History of the United States of America, from the Discovery of the Continent - Vol. 5

By George Bancroft | Go to book overview

CHAPTER XVI
THE ASPECT OF CONTINENTAL EUROPE
1775–1781.

THE United States needed an ally in France, but the ministers of that kingdom were unwilling to risk a war with Great Britain except with the certainty of the acquiescence of continental Europe; the history of the next years of the United States cannot be understood without a knowledge of the disposition of the several powers of Europe toward them.

France was sure of the forbearance of Austria, for Austria had chosen the Bourbon powers for its allies.

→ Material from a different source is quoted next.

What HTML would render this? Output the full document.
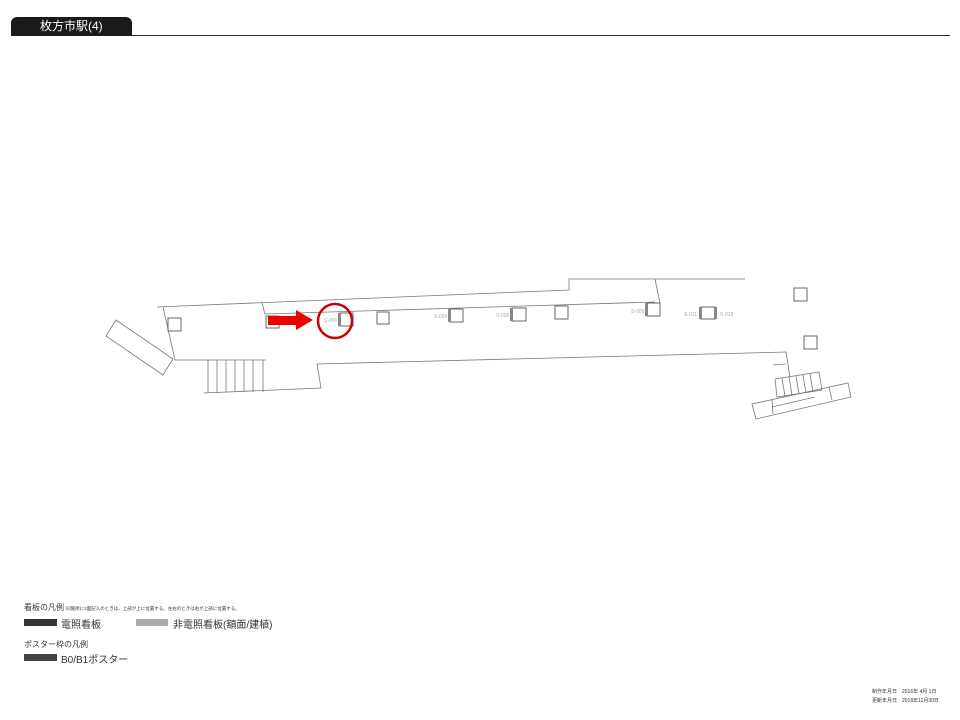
<!DOCTYPE html>
<html><head><meta charset="utf-8"><style>
body{margin:0;width:960px;height:720px;background:#fff;position:relative;overflow:hidden;font-family:"Liberation Sans","Noto Sans CJK JP",sans-serif;}
.t{position:absolute;white-space:nowrap;color:#333}
</style></head><body>
<div style="position:absolute;left:11px;top:17px;width:121px;height:19px;background:#1a1a1a;border-radius:6px 6px 0 0"></div>
<div class="t" style="left:40px;top:18px;font-size:12px;color:#fff;line-height:17px">枚方市駅(4)</div>
<div style="position:absolute;left:132px;top:35px;width:818px;height:1px;background:#333"></div>
<svg width="960" height="720" style="position:absolute;left:0;top:0" fill="none" stroke="#777" stroke-width="0.8">
<polyline points="157,307 569,290 569,279 745,279"/>
<polyline points="262,303 265,314 655,302"/>
<polyline points="655,279 660,303"/>
<polyline points="163,307 175,360 266,360"/>
<polyline points="204,393 321,388 317,364 786,352 790,377"/>
<line x1="773" y1="365" x2="786" y2="364"/>
<g>
<line x1="208" y1="360" x2="208" y2="393"/><line x1="217" y1="360" x2="217" y2="393"/><line x1="226" y1="360" x2="226" y2="392"/><line x1="235" y1="360" x2="235" y2="392"/><line x1="244" y1="360" x2="244" y2="392"/><line x1="253" y1="360" x2="253" y2="392"/><line x1="263" y1="360" x2="263" y2="392"/>
</g>
<polygon points="106,336 116,320 173,359 163,375"/>
<polyline points="775,379 819,372 822,390 777,397 775,379"/>
<line x1="782" y1="378" x2="785" y2="396"/><line x1="789" y1="377" x2="792" y2="395"/><line x1="796" y1="376" x2="799" y2="394"/><line x1="803" y1="375" x2="806" y2="393"/><line x1="810" y1="374" x2="813" y2="392"/>
<polygon points="752,404 848,383 851,397 756,419"/>
<line x1="772" y1="400" x2="773" y2="414"/><line x1="829" y1="387" x2="832" y2="400"/><line x1="772" y1="407" x2="815" y2="397"/>
<g stroke="#666" stroke-width="1">
<rect x="168" y="318" width="13" height="13"/><rect x="266" y="316" width="13" height="12"/>
<rect x="340" y="313" width="13" height="13"/><rect x="377" y="312" width="12" height="12"/>
<rect x="450" y="309" width="13" height="13"/><rect x="512" y="308" width="14" height="13"/>
<rect x="555" y="306" width="13" height="13"/><rect x="647" y="303" width="13" height="13"/>
<rect x="701" y="307" width="14" height="12"/><rect x="794" y="288" width="13" height="13"/>
<rect x="804" y="336" width="13" height="13"/>
</g>
<g fill="#888" stroke="none">
<rect x="338" y="313" width="3" height="13"/><rect x="448" y="309" width="3" height="13"/><rect x="510" y="308" width="3" height="13"/><rect x="645" y="303" width="3" height="13"/><rect x="699" y="307" width="3" height="12"/><rect x="714" y="307" width="3" height="12"/>
</g>
<g fill="#aaa" stroke="none" font-size="5" font-family="Liberation Sans,sans-serif">
<text x="324" y="322">S-001</text><text x="434" y="318">S-004</text><text x="496" y="317">S-006</text><text x="631" y="313">S-009</text><text x="684" y="316">S-011</text><text x="720" y="316">S-012</text>
</g>
<circle cx="335" cy="321" r="17" stroke="#c00" stroke-width="2.5"/>
<polygon points="268,316 296,316 296,310 313,320 296,330 296,325 268,325" fill="#e00" stroke="none"/>
</svg>
<div class="t" style="left:24px;top:602px;font-size:8px">看板の凡例 <span style="font-size:4.5px">同箇所に2面記入のときは、上部が上に位置する。左右のときは右が上部に位置する。</span></div>
<div style="position:absolute;left:24px;top:619px;width:33px;height:7px;background:#333"></div>
<div class="t" style="left:61px;top:616px;font-size:10px">電照看板</div>
<div style="position:absolute;left:136px;top:619px;width:32px;height:7px;background:#aaa"></div>
<div class="t" style="left:173px;top:616px;font-size:10px">非電照看板(額面/建植)</div>
<div class="t" style="left:24px;top:639px;font-size:8px">ポスター枠の凡例</div>
<div style="position:absolute;left:24px;top:654px;width:33px;height:7px;background:#444"></div>
<div class="t" style="left:61px;top:651px;font-size:10px">B0/B1ポスター</div>
<div class="t" style="left:872px;top:688px;font-size:5px">制作年月日　2016年 4月 1日</div>
<div class="t" style="left:872px;top:697px;font-size:5px">更新年月日　2018年11月30日</div>
</body></html>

In Italy, which by being broken into fragments was reft of its strength though not of its beauty, the United States vainly hoped to find support from the ruler of Florence, of whose humane code the world had been full of praise. The king of Naples, as one of the Spanish Bourbons, conformed his policy to that of Spain. But the genius of the Italians has always revered the struggles of patriotism; Alfieri saw in America the prophet of Italian unity; and Filangieri was preparing the work, in which, with the applause of the best minds, he claimed for reason its rights in the government of men. Portugal irritated the United States by closing its ports against their ships; but was scarcely heard of again during the war.

The Turkish empire affected the course of American affairs during the war and at its close. The embroilment of the western maritime kingdoms seemed to leave its border provinces at the mercy of their neighbors; and there were statesmen in England who wished peace, that their country might speak with authority on the Bosphorus and the Euxine.